- In a letter to U.S. Secretary of Education John King and the executive director of the National Advisory Committee on Institutional Quality and Integrity, 13 states' attorneys general made a case against the Accrediting Council for Independent Colleges and Schools, arguing their accreditor recognition should not be renewed.
- The group says accreditors must protect students from “profit-seeking institutions offering training of no educational value,” but argues ACICS stands out with dismally low graduation rates and high student loan default rates.
- ACICS fails to enforce its own accreditation standards, provide strong enough oversight of institutions it accredits, and it has failed to take action in response to state and federal law enforcement investigations finding fault with ACICS-accredited schools, the letter says, calling the problems systemic and extreme.
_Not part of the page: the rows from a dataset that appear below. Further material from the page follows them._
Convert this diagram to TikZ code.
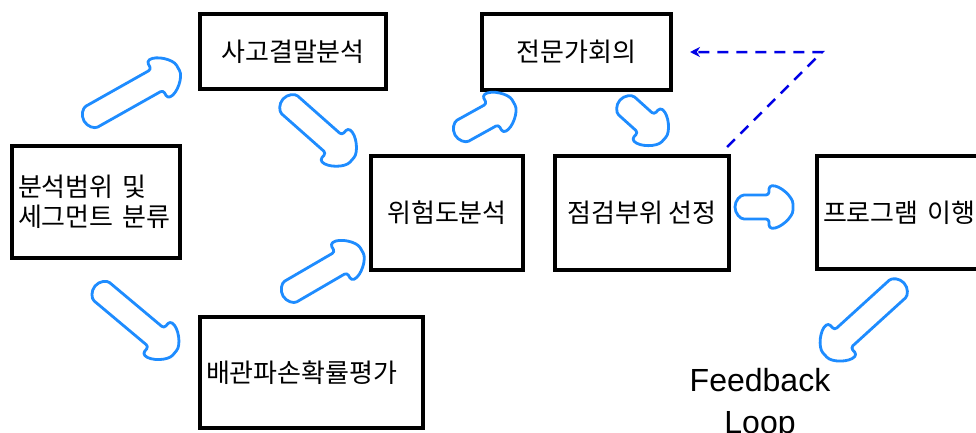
\documentclass[tikz,border=0pt]{standalone}
\usepackage{fontspec}
\setmainfont{Noto Sans CJK KR}
\newfontfamily\latinsans{Liberation Sans}
\usetikzlibrary{arrows.meta}
\definecolor{arrowblue}{RGB}{30,140,255}
\definecolor{dashblue}{RGB}{0,0,230}
\tikzset{
  box/.style={draw=black, line width=3.5pt, fill=white, inner sep=0pt, outer sep=0pt,
    font={\fontsize{26}{30}\selectfont}},
  leftbox/.style={box, align=left, inner xsep=6pt},
  midbox/.style={box, align=center},
  arrowline/.style={draw=arrowblue, line width=2.8pt, line join=round, rounded corners=3pt, fill=white},
  pics/barrow/.style={code={
    \path[arrowline] ({#1-24},-12) -- ({#1-24},-21)
      .. controls ({#1-13},-22) and (#1,-10) .. (#1,0)
      .. controls (#1,10) and ({#1-13},22) .. ({#1-24},21)
      -- ({#1-24},12) -- (12,12) arc[start angle=90,end angle=270,radius=12] -- cycle;
  }},
  fbline/.style={draw=dashblue, line width=2.5pt, dash pattern=on 11pt off 8pt},
}
\begin{document}
\begin{tikzpicture}[x=1pt,y=-1pt]
\clip (0,0) rectangle (976,432);
\fill[white] (0,0) rectangle (976,432);

% boxes
\node[leftbox, minimum width=168, minimum height=112, text width=156] (A) at (96,202) {분석범위 및\\세그먼트 분류};
\node[midbox, minimum width=186, minimum height=75] (B) at (293,51.5) {사고결말분석};
\node[leftbox, minimum width=223, minimum height=111, text width=211] (C) at (311.5,372.5) {배관파손확률평가};
\node[midbox, minimum width=152, minimum height=114] (D) at (447,213) {위험도분석};
\node[midbox, minimum width=189, minimum height=76] (E) at (576.5,52) {전문가회의};
\node[midbox, minimum width=174, minimum height=114] (F) at (642,213) {점검부위 선정};
\node[leftbox, minimum width=200, minimum height=113, text width=188] (G) at (917,212.5) {프로그램 이행};

\node[font={\latinsans\fontsize{32}{42}\selectfont}, align=center, inner sep=0pt] (FB) at (760,404) {Feedback\\Loop};

% block arrows
\pic[rotate=29.4] at (84,121) {barrow=108};
\pic[rotate=-41.5] at (283,99) {barrow=92};
\pic[rotate=-40] at (95,286) {barrow=104};
\pic[rotate=30.2] at (283,296) {barrow=91};
\pic[rotate=29] at (455,135) {barrow=67};
\pic[rotate=-42] at (620,100) {barrow=59};
\pic[rotate=0] at (735,207) {barrow=58};
\pic[rotate=-137.7] at (904,283) {barrow=107};

% feedback dashed connector
\coordinate (fbStart) at (727,147);
\coordinate (fbCorner) at (822,52);
\coordinate (fbEnd) at (690,52);
\draw[fbline, -{Stealth[length=10pt,width=10pt]}] (fbStart) -- (fbCorner) -- (fbEnd);
\end{tikzpicture}
\end{document}
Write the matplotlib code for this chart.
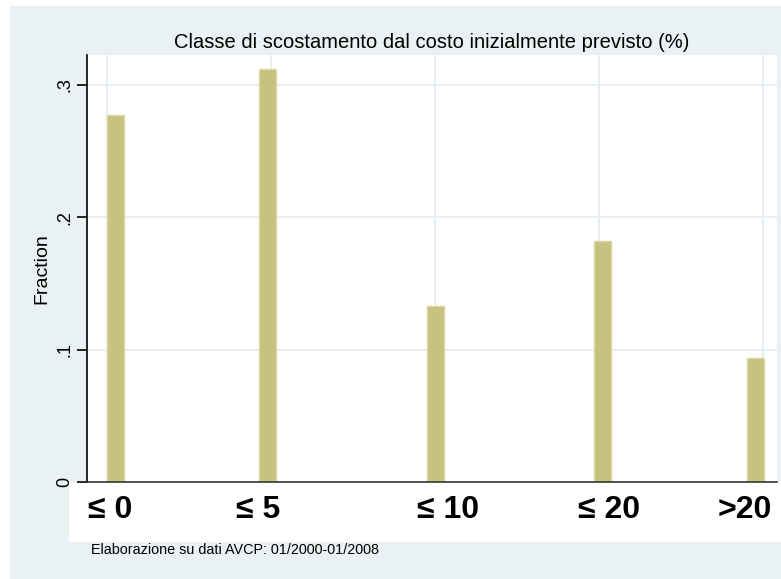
import matplotlib
matplotlib.use("Agg")
import matplotlib.pyplot as plt
from matplotlib.patches import Rectangle

# ============== dati ==============
classi = ["≤ 0", "≤ 5", "≤ 10", "≤ 20", ">20"]
frazione = [0.2774, 0.3122, 0.1333, 0.1822, 0.0937]
bar_pos = [0.05, 0.976, 2.003, 3.021, 3.954]      # posizione delle barre sull'asse x
label_pos = [0.02, 0.92, 2.08, 3.06, 3.89]        # posizione delle etichette
grid_x = [0, 1, 2, 3, 4]
y_ticks = [0, 0.1, 0.2, 0.3]
y_labels = ["0", ".1", ".2", ".3"]

titolo = "Classe di scostamento dal costo inizialmente previsto (%)"
nota = "Elaborazione su dati AVCP: 01/2000-01/2008"

# ============== colori ==============
bg = "#EAF1F3"
grid_col = "#E6EEF1"
bar_col = "#C9C27F"
bar_edge = "#DDD7A6"

plt.rcParams['font.family'] = ['Liberation Sans', 'DejaVu Sans']

W, H = 781, 579
fig = plt.figure(figsize=(W / 100, H / 100), dpi=100)
fig.patch.set_facecolor("white")

# sfondo azzurro (graph region) con margine bianco
fig.patches.append(Rectangle((10 / W, 0), 1 - 10 / W, 1 - 6 / H,
                             transform=fig.transFigure, facecolor=bg,
                             edgecolor="none", zorder=-10))
# riquadro bianco per le etichette dell'asse x
fig.patches.append(Rectangle((69 / W, 1 - 542 / H), 1 - 69 / W, 60 / H,
                             transform=fig.transFigure, facecolor="white",
                             edgecolor="none", zorder=-9))

ax = fig.add_axes([87 / W, 1 - 482 / H, 690 / W, 427 / H])
ax.set_zorder(1)
ax.set_facecolor("white")

for gx in grid_x:
    ax.axvline(gx, color=grid_col, lw=1.3, zorder=1)
for gy in y_ticks[1:]:
    ax.axhline(gy, color=grid_col, lw=1.3, zorder=1)

ax.bar(bar_pos, frazione, width=0.104, color=bar_col, edgecolor=bar_edge,
       linewidth=1.0, zorder=2)

ax.set_xlim(-0.122, 4.085)
ax.set_ylim(0, 0.3227)

ax.set_yticks(y_ticks)
ax.set_yticklabels(y_labels, rotation=90, va="center", fontsize=13)
ax.tick_params(axis="y", length=7, width=1.2, color="black", pad=3)
ax.set_xticks([])

for s in ["top", "right"]:
    ax.spines[s].set_visible(False)
ax.spines["left"].set_color("black")
ax.spines["left"].set_linewidth(1.2)
ax.spines["bottom"].set_color("#333333")
ax.spines["bottom"].set_linewidth(1.2)

# etichette delle classi sotto l'asse
for x, lab in zip(label_pos, classi):
    ax.text(x, -0.0212, lab, ha="center", va="center", fontsize=23,
            fontweight="bold", clip_on=False)

ax.set_ylabel("Fraction", fontsize=14, labelpad=4)
fig.text(432 / W, 1 - 42 / H, titolo, ha="center", va="center", fontsize=14.5)
fig.text(91 / W, 1 - 550 / H, nota, ha="left", va="center", fontsize=10.4)

plt.savefig("out.png", dpi=100, facecolor=fig.get_facecolor())
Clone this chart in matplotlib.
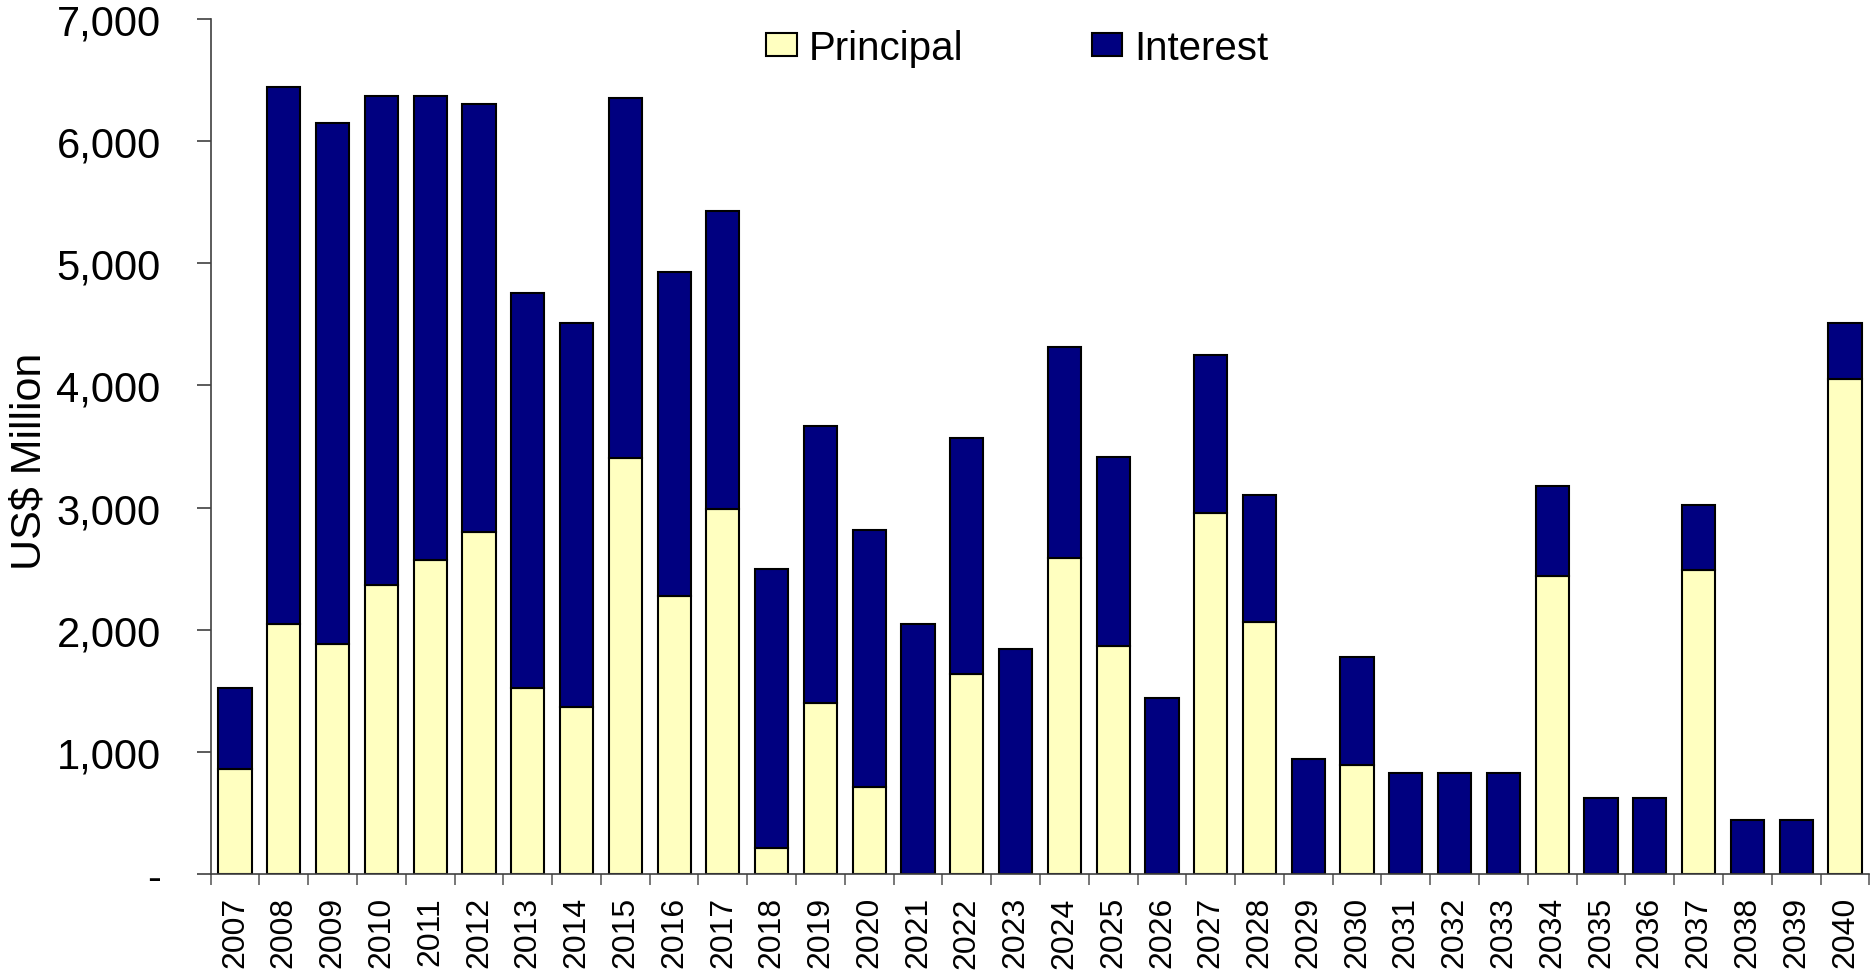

The National Advisory Committee on Institutional Quality and Integrity accepts public comments about applications to renew accreditor recognition. For schools to get access to federal financial aid, they have to be accredited by a department-approved accreditor. Should ACICS lose its approval, all of its members would lose their primary funding source. The accreditor focuses on higher education institutions that offer professional, technical, and occupational programs.
One major criticism is that top leaders of the for-profit colleges under investigation for wrongdoing sit on boards and committees of ACICS. But as accreditors initially came about as self-improvement mechanisms for schools, it is not a surprise they would be member-driven. The U.S. Department of Education has overseen a shift in expectations for accreditors that has occurred much more quickly than the actual shift in role.